Problem requirements: Any pictures in the records below must be left out when you repeat the lines from the line containing "Reproduce this chart with matplotlib." through the line containing "0.310, 0.264, 0.218, 0.165, 0.106, 0.053, 0.013, 0.0, 0.0]" exactly.

** START OF Data shown **

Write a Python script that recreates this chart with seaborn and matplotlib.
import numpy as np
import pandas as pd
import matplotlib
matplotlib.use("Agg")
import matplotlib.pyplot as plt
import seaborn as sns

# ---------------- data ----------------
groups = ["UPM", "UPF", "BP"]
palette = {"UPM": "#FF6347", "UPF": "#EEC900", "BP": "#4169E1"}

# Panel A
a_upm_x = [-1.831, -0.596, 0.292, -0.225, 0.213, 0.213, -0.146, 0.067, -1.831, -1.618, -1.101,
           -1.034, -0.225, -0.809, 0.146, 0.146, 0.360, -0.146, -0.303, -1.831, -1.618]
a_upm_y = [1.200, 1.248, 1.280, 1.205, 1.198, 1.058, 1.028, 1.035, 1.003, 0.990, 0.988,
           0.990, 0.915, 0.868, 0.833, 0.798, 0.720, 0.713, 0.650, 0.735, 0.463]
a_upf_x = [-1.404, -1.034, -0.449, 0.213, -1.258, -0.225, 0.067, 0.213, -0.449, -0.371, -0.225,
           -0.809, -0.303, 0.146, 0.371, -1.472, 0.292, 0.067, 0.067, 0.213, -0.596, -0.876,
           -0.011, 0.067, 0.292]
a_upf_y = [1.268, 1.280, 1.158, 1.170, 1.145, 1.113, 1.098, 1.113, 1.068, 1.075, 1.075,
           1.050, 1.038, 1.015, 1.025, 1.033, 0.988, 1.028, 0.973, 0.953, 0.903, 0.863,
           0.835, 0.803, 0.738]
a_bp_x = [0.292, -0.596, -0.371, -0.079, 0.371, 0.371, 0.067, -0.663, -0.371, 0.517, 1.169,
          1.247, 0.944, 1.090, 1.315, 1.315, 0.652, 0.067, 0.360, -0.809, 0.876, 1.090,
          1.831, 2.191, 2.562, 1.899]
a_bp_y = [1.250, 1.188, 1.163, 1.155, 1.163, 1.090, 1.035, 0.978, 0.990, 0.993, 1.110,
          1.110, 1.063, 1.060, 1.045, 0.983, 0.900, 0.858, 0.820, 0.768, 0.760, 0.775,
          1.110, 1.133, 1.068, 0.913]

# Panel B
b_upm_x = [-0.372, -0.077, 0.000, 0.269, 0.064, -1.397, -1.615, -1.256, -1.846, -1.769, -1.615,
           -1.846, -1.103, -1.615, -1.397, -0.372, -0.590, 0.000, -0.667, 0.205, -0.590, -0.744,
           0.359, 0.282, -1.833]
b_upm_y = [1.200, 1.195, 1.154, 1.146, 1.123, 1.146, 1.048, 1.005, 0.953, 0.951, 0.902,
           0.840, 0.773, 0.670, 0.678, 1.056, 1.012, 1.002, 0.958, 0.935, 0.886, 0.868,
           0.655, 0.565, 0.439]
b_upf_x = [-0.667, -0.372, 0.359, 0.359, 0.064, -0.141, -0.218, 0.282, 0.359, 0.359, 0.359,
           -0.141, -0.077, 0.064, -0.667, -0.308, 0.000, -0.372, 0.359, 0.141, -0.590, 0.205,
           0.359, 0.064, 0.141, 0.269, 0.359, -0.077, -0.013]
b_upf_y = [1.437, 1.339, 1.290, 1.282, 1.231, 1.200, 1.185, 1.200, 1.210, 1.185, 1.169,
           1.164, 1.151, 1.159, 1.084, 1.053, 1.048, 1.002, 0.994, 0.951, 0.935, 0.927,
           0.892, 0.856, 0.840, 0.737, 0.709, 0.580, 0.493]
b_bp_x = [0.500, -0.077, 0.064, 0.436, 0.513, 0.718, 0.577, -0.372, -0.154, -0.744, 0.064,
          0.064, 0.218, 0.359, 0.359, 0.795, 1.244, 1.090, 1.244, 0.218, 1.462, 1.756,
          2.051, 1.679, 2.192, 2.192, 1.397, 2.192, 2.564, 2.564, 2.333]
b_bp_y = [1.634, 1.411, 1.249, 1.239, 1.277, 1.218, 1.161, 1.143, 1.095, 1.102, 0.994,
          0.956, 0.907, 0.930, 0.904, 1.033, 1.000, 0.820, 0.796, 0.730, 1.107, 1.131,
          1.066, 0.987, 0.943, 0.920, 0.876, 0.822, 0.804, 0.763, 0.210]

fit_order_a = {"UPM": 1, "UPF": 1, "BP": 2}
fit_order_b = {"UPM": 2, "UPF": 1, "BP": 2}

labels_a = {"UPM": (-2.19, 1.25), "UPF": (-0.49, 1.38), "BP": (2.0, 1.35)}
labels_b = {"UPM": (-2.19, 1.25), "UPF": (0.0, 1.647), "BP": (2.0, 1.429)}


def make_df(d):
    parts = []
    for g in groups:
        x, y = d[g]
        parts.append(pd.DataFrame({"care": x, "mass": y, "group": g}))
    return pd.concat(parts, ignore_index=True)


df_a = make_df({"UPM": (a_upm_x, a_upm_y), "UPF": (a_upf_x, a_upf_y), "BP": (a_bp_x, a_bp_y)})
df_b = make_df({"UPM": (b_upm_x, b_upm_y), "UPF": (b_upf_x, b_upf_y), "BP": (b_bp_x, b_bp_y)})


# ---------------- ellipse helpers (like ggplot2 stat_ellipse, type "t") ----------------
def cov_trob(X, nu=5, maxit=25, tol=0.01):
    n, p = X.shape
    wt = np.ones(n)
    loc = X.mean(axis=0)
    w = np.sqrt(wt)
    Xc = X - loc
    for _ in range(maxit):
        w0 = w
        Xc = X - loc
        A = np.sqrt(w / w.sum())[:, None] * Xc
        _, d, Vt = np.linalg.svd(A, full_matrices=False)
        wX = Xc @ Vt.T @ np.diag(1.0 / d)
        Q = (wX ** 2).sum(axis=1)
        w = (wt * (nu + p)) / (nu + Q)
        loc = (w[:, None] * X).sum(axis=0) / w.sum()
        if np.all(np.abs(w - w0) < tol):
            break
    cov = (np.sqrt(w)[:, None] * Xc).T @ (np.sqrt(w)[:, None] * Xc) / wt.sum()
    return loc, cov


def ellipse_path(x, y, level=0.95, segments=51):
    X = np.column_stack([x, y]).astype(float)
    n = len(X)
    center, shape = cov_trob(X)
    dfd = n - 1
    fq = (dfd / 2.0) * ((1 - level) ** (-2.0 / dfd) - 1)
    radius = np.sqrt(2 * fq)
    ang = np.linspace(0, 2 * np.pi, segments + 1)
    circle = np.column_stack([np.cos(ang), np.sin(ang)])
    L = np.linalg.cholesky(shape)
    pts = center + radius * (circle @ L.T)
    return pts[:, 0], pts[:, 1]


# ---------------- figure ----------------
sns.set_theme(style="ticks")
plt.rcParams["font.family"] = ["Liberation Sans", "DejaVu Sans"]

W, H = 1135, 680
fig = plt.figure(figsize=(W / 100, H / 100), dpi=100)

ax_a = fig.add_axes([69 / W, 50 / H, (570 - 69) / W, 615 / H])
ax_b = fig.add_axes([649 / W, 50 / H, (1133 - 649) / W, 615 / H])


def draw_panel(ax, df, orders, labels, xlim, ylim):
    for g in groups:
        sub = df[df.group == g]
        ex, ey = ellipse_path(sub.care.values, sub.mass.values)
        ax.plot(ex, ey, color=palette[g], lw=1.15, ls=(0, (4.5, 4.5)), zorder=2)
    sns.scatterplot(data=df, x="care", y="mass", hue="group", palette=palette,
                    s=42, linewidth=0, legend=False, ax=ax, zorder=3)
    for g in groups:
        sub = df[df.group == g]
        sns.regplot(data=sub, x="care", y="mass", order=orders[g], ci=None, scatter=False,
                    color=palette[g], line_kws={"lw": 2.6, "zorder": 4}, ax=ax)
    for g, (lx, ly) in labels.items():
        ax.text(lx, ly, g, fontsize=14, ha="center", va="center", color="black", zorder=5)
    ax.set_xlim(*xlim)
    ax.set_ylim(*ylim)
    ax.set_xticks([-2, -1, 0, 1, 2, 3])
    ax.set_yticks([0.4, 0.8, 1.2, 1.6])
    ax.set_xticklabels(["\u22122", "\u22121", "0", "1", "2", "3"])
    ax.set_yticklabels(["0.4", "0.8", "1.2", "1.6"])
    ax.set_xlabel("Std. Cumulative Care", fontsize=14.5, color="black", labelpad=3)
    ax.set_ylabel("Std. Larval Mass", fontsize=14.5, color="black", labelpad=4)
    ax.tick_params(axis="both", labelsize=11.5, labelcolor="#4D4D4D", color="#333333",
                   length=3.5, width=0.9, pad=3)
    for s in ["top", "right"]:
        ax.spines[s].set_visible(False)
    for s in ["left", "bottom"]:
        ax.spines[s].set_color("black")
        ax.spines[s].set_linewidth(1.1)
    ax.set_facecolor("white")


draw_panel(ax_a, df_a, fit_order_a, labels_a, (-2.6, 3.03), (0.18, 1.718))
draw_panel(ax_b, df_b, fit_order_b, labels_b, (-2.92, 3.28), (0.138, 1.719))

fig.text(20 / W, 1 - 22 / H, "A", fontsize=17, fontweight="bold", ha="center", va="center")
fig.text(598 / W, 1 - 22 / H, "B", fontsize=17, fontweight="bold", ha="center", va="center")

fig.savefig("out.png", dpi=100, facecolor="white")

** END OF Data shown **
** START OF Data shown **

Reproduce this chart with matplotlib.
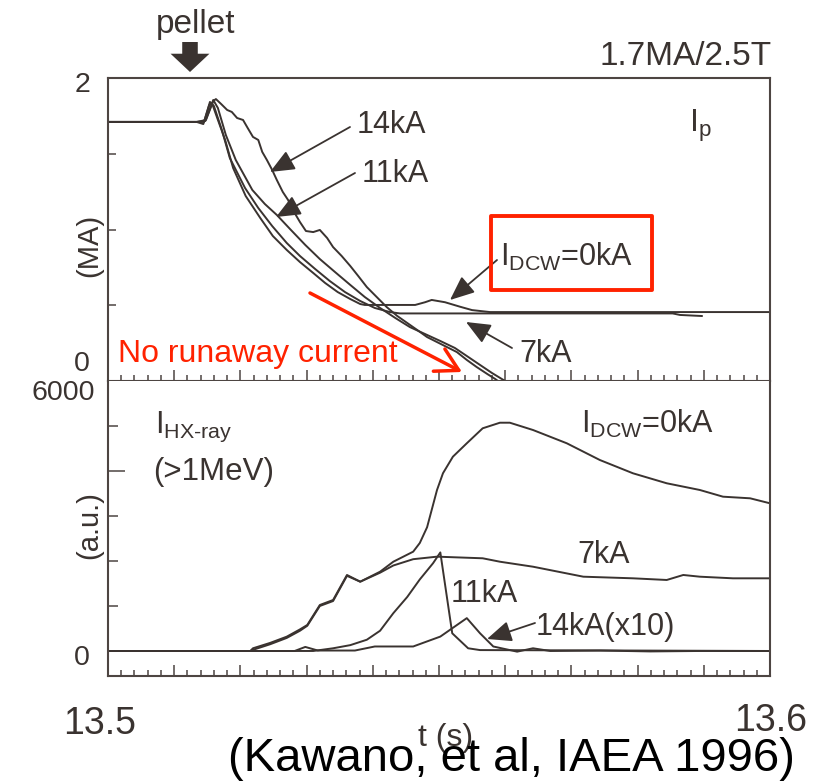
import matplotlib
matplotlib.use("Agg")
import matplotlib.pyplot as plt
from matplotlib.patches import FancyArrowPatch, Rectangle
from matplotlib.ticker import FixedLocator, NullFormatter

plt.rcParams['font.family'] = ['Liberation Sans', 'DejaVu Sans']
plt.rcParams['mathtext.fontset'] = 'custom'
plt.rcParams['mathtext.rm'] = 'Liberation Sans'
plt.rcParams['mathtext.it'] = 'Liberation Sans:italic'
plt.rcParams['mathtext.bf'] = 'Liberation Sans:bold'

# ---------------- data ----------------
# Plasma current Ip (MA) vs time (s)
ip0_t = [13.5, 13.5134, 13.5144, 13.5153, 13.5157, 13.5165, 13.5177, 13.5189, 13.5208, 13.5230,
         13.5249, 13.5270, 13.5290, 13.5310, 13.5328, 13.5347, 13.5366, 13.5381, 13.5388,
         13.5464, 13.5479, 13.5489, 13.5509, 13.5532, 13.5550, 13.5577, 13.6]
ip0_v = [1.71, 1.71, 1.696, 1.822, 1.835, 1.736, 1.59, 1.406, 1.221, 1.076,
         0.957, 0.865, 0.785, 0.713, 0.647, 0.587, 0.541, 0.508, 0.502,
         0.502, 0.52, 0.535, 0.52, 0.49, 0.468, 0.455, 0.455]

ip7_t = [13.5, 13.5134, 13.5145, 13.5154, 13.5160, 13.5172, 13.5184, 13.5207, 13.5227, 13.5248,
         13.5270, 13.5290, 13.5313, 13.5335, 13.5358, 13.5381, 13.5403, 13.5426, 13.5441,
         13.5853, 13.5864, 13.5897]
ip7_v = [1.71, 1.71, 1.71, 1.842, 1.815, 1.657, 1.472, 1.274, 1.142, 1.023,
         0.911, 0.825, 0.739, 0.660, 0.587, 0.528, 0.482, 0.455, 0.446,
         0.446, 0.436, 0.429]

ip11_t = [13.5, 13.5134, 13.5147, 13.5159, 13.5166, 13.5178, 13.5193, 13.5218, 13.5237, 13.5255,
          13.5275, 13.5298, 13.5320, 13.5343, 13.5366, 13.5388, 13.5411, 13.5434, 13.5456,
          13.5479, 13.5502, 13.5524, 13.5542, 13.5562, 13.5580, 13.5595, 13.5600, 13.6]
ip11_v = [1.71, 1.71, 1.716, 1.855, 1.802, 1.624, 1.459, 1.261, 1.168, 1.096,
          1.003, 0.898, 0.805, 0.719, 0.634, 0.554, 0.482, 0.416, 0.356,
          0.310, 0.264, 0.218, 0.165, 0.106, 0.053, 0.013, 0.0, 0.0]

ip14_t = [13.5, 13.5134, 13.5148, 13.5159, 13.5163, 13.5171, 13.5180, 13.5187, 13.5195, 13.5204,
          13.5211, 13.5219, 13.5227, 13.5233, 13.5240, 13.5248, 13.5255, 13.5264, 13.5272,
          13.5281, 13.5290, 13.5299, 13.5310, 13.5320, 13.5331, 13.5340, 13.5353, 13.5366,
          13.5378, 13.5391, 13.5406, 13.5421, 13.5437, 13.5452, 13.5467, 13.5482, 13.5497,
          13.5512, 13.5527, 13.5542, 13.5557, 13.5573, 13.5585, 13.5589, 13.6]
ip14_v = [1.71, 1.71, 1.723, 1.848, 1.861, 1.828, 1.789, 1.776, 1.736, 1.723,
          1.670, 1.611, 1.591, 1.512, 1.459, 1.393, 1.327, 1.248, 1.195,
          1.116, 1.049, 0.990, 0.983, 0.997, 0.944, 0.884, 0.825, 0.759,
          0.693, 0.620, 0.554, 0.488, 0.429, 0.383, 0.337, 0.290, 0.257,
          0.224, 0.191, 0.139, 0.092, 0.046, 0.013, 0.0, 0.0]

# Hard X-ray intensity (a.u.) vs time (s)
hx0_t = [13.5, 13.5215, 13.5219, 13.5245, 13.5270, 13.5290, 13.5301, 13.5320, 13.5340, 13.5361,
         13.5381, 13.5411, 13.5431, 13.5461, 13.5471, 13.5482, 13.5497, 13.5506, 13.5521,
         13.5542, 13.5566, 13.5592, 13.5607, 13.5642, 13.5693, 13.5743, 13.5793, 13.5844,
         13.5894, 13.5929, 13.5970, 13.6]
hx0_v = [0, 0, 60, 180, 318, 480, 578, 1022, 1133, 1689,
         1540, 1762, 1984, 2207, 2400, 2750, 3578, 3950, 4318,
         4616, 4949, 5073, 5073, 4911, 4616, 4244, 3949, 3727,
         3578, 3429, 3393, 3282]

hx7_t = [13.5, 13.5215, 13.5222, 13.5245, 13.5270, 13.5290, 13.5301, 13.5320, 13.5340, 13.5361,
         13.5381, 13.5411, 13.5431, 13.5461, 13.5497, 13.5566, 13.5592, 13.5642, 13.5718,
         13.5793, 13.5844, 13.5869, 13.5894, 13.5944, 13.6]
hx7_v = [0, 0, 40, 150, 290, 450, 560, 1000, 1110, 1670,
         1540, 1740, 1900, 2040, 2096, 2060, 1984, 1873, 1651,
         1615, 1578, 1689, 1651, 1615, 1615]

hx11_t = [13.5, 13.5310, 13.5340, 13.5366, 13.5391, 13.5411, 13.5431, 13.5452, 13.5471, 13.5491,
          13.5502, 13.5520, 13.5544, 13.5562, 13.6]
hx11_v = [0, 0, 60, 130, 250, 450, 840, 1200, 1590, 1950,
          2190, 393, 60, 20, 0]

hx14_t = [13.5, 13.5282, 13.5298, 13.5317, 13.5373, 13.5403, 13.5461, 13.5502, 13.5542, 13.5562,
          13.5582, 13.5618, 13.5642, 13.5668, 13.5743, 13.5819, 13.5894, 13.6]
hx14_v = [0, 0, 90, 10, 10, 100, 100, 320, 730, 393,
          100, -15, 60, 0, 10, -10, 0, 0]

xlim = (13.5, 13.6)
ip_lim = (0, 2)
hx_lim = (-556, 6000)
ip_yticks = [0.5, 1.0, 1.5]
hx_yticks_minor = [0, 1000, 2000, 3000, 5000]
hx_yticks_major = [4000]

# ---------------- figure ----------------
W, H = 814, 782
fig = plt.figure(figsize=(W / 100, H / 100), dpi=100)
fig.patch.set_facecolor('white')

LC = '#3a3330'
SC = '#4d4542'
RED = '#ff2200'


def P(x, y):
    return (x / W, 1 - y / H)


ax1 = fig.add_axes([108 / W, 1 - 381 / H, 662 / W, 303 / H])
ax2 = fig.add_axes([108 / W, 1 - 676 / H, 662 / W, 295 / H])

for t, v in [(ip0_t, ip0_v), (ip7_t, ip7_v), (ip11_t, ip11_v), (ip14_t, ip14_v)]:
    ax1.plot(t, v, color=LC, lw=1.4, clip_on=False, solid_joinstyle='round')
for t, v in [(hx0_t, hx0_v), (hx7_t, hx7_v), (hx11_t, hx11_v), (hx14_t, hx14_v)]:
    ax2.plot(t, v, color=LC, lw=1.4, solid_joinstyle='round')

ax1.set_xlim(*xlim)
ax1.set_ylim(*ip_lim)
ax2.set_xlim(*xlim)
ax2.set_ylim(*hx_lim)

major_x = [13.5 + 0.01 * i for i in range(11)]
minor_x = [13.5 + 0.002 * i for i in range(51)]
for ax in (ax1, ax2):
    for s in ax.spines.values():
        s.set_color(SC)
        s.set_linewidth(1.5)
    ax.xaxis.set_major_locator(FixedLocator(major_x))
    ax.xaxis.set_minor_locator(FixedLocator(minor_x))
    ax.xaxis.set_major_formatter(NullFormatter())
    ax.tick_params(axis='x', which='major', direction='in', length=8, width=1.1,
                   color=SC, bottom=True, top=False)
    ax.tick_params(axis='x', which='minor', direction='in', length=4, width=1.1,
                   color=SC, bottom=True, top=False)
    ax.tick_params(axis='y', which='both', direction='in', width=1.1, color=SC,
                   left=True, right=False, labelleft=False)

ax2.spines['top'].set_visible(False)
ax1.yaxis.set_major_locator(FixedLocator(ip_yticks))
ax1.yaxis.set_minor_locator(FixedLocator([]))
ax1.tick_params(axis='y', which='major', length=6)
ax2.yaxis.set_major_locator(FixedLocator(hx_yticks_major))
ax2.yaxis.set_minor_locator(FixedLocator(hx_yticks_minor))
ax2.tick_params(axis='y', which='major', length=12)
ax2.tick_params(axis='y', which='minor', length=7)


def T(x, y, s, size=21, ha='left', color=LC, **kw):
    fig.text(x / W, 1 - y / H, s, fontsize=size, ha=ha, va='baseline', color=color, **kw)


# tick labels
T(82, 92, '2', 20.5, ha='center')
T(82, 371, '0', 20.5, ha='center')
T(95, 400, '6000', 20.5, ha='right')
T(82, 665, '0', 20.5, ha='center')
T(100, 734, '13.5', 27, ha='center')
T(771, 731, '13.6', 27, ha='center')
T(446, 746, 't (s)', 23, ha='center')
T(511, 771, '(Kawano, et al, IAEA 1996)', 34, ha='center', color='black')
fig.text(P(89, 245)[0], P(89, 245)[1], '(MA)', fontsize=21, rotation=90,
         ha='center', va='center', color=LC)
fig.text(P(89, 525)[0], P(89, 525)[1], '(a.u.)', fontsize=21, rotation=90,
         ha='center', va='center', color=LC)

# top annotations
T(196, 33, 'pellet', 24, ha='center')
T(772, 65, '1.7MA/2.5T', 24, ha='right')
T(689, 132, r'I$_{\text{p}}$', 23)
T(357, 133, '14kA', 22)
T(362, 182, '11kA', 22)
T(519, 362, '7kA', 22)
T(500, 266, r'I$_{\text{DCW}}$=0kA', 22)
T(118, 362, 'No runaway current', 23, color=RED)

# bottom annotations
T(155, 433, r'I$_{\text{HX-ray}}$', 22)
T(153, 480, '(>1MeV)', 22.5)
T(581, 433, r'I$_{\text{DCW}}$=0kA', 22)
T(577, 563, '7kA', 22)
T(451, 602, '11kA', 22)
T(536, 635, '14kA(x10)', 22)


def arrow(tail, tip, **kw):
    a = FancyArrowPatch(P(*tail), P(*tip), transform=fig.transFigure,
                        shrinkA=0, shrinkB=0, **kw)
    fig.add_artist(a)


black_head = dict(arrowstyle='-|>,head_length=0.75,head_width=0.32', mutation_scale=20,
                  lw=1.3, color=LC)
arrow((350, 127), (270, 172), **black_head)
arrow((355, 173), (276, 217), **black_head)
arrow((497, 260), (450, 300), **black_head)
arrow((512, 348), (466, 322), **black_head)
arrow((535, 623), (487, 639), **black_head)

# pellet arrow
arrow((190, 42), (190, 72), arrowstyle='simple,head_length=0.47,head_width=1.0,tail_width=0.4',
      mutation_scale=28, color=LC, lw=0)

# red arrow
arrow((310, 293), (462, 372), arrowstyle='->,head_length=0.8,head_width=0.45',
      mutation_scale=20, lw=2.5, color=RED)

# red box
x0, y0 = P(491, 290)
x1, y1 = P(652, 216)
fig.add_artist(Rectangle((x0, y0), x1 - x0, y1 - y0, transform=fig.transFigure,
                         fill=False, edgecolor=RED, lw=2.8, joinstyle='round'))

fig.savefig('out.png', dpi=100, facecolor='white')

** END OF Data shown **
** START OF Data shown **

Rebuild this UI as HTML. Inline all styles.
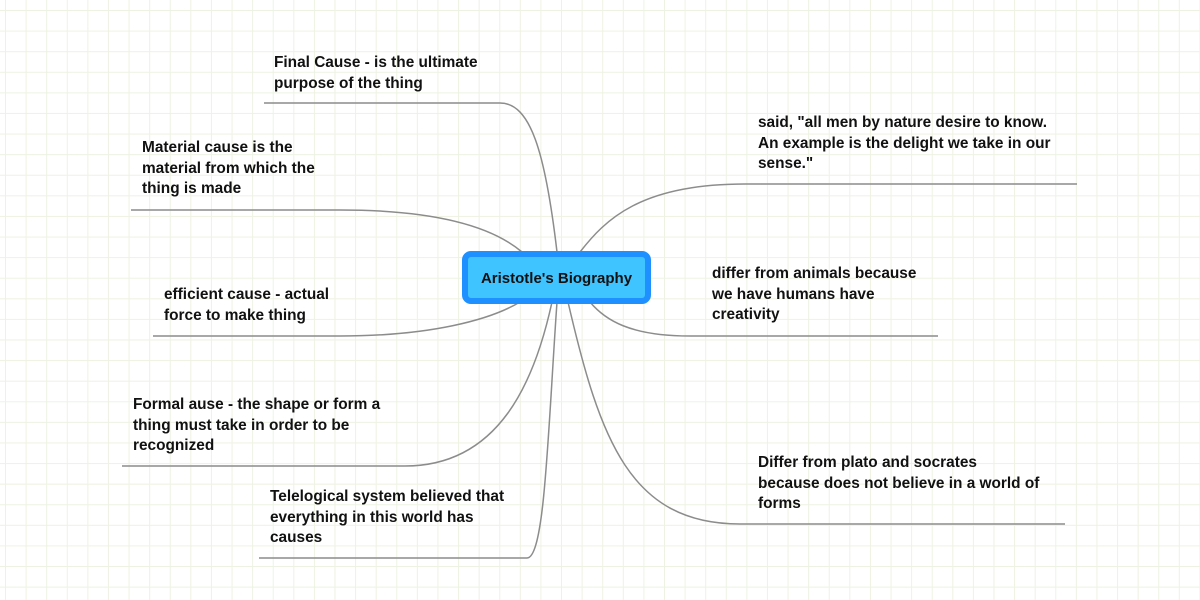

** END OF Data shown **

Solution:
Reproduce this chart with matplotlib.
import matplotlib
matplotlib.use("Agg")
import matplotlib.pyplot as plt
from matplotlib.patches import FancyArrowPatch, Rectangle
from matplotlib.ticker import FixedLocator, NullFormatter

plt.rcParams['font.family'] = ['Liberation Sans', 'DejaVu Sans']
plt.rcParams['mathtext.fontset'] = 'custom'
plt.rcParams['mathtext.rm'] = 'Liberation Sans'
plt.rcParams['mathtext.it'] = 'Liberation Sans:italic'
plt.rcParams['mathtext.bf'] = 'Liberation Sans:bold'

# ---------------- data ----------------
# Plasma current Ip (MA) vs time (s)
ip0_t = [13.5, 13.5134, 13.5144, 13.5153, 13.5157, 13.5165, 13.5177, 13.5189, 13.5208, 13.5230,
         13.5249, 13.5270, 13.5290, 13.5310, 13.5328, 13.5347, 13.5366, 13.5381, 13.5388,
         13.5464, 13.5479, 13.5489, 13.5509, 13.5532, 13.5550, 13.5577, 13.6]
ip0_v = [1.71, 1.71, 1.696, 1.822, 1.835, 1.736, 1.59, 1.406, 1.221, 1.076,
         0.957, 0.865, 0.785, 0.713, 0.647, 0.587, 0.541, 0.508, 0.502,
         0.502, 0.52, 0.535, 0.52, 0.49, 0.468, 0.455, 0.455]

ip7_t = [13.5, 13.5134, 13.5145, 13.5154, 13.5160, 13.5172, 13.5184, 13.5207, 13.5227, 13.5248,
         13.5270, 13.5290, 13.5313, 13.5335, 13.5358, 13.5381, 13.5403, 13.5426, 13.5441,
         13.5853, 13.5864, 13.5897]
ip7_v = [1.71, 1.71, 1.71, 1.842, 1.815, 1.657, 1.472, 1.274, 1.142, 1.023,
         0.911, 0.825, 0.739, 0.660, 0.587, 0.528, 0.482, 0.455, 0.446,
         0.446, 0.436, 0.429]

ip11_t = [13.5, 13.5134, 13.5147, 13.5159, 13.5166, 13.5178, 13.5193, 13.5218, 13.5237, 13.5255,
          13.5275, 13.5298, 13.5320, 13.5343, 13.5366, 13.5388, 13.5411, 13.5434, 13.5456,
          13.5479, 13.5502, 13.5524, 13.5542, 13.5562, 13.5580, 13.5595, 13.5600, 13.6]
ip11_v = [1.71, 1.71, 1.716, 1.855, 1.802, 1.624, 1.459, 1.261, 1.168, 1.096,
          1.003, 0.898, 0.805, 0.719, 0.634, 0.554, 0.482, 0.416, 0.356,
          0.310, 0.264, 0.218, 0.165, 0.106, 0.053, 0.013, 0.0, 0.0]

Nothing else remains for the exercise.